OBJECTIVE -> Tally the lines of the data that include the word "code" and state the total, nothing else.
··· LISTING
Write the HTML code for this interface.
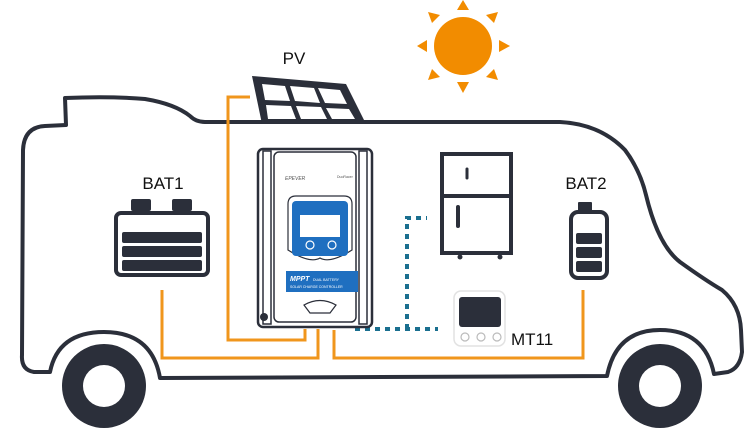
······
··· LISTING
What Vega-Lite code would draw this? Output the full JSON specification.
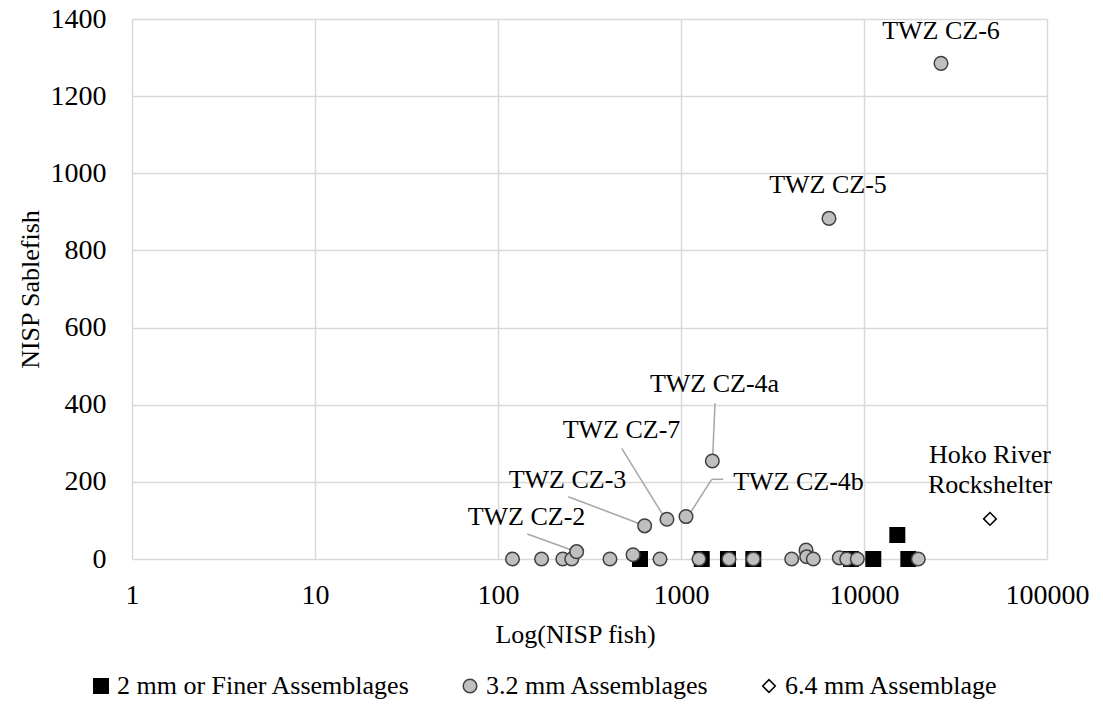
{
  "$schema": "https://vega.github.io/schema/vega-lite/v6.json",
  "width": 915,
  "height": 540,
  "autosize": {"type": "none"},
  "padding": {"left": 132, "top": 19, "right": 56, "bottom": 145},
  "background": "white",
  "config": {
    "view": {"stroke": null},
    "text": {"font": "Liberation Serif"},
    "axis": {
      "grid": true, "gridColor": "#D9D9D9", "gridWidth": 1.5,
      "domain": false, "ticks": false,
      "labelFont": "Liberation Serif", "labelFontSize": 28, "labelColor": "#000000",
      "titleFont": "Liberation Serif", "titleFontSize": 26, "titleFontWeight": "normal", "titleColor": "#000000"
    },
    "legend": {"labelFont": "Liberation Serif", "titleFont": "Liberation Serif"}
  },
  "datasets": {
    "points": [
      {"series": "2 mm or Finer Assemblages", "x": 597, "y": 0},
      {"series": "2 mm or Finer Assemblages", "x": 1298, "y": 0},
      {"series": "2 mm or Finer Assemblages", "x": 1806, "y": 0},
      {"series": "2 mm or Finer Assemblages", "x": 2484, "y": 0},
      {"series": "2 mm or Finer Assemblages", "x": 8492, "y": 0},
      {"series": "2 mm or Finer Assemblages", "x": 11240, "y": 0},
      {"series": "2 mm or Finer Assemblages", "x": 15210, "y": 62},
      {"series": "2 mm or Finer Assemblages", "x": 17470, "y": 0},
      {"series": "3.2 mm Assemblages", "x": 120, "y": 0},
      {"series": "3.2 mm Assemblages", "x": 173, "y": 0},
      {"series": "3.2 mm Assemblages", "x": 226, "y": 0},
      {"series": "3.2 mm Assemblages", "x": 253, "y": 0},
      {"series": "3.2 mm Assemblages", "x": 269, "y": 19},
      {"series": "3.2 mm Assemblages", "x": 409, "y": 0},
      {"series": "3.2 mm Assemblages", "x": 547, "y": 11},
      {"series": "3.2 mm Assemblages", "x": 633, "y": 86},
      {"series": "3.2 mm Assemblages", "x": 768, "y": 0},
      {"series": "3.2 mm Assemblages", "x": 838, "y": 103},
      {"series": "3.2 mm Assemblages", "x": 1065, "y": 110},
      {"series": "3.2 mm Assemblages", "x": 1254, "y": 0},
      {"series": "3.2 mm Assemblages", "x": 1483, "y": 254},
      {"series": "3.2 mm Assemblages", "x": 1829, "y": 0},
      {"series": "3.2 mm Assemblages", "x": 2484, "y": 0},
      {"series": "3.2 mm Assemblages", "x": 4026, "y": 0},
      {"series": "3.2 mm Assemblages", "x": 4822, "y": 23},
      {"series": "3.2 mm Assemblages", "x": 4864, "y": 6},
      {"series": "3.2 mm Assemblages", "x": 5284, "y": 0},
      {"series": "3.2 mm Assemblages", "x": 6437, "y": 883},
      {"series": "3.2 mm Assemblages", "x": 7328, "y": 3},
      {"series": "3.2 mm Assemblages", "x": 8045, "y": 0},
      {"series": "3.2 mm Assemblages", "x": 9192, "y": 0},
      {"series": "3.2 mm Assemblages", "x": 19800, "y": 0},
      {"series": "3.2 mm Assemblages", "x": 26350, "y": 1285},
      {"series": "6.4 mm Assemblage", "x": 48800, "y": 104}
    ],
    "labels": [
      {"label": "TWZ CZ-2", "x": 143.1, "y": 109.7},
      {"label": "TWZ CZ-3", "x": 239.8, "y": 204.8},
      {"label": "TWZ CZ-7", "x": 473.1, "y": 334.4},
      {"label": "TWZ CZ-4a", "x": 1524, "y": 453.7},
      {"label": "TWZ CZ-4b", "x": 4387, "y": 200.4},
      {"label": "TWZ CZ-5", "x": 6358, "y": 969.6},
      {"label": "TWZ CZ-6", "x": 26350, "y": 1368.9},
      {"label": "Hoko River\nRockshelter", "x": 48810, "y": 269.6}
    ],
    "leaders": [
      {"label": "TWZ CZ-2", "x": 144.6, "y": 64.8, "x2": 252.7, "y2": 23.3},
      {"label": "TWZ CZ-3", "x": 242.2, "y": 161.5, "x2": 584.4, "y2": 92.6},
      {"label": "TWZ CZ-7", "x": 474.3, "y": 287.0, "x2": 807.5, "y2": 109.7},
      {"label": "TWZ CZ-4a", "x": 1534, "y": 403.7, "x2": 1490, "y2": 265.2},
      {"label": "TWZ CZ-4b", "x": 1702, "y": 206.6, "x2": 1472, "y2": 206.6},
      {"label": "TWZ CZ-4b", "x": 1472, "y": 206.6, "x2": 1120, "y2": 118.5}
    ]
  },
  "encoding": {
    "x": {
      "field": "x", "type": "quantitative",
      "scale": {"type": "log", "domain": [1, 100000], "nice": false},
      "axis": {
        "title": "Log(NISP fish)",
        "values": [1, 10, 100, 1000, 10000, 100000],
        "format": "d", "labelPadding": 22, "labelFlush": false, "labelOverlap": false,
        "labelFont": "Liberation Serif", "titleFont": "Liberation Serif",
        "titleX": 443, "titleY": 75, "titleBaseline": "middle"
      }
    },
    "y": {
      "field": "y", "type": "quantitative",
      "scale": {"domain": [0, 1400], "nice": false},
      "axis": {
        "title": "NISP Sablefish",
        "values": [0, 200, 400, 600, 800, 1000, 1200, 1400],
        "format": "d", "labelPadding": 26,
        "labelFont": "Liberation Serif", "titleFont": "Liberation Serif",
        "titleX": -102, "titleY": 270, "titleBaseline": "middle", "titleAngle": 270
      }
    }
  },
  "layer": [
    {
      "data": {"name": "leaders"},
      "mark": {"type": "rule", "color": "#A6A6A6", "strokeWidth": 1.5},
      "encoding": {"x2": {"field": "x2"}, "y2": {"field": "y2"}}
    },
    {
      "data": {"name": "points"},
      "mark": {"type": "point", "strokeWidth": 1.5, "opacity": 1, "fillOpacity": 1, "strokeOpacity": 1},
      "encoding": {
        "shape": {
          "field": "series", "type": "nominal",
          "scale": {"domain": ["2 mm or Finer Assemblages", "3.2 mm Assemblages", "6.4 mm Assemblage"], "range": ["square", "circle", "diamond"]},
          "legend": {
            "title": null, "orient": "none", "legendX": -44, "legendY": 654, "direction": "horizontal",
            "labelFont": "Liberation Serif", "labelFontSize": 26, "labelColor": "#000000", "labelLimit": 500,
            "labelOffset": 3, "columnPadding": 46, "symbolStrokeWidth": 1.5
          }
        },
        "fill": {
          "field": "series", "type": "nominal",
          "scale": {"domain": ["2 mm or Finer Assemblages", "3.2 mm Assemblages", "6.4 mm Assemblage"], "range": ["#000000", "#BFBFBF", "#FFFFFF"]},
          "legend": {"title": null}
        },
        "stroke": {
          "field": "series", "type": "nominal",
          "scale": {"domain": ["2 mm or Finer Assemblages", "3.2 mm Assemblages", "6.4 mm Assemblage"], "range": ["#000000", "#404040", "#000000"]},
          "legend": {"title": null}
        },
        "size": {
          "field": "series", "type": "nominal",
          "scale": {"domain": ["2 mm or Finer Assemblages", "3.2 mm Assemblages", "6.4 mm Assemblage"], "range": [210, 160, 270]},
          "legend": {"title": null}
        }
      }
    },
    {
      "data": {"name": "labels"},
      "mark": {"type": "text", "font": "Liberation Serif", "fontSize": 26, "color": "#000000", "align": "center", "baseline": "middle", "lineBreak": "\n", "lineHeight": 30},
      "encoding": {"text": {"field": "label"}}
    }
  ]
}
······
EXPECTED OUTPUT -> 2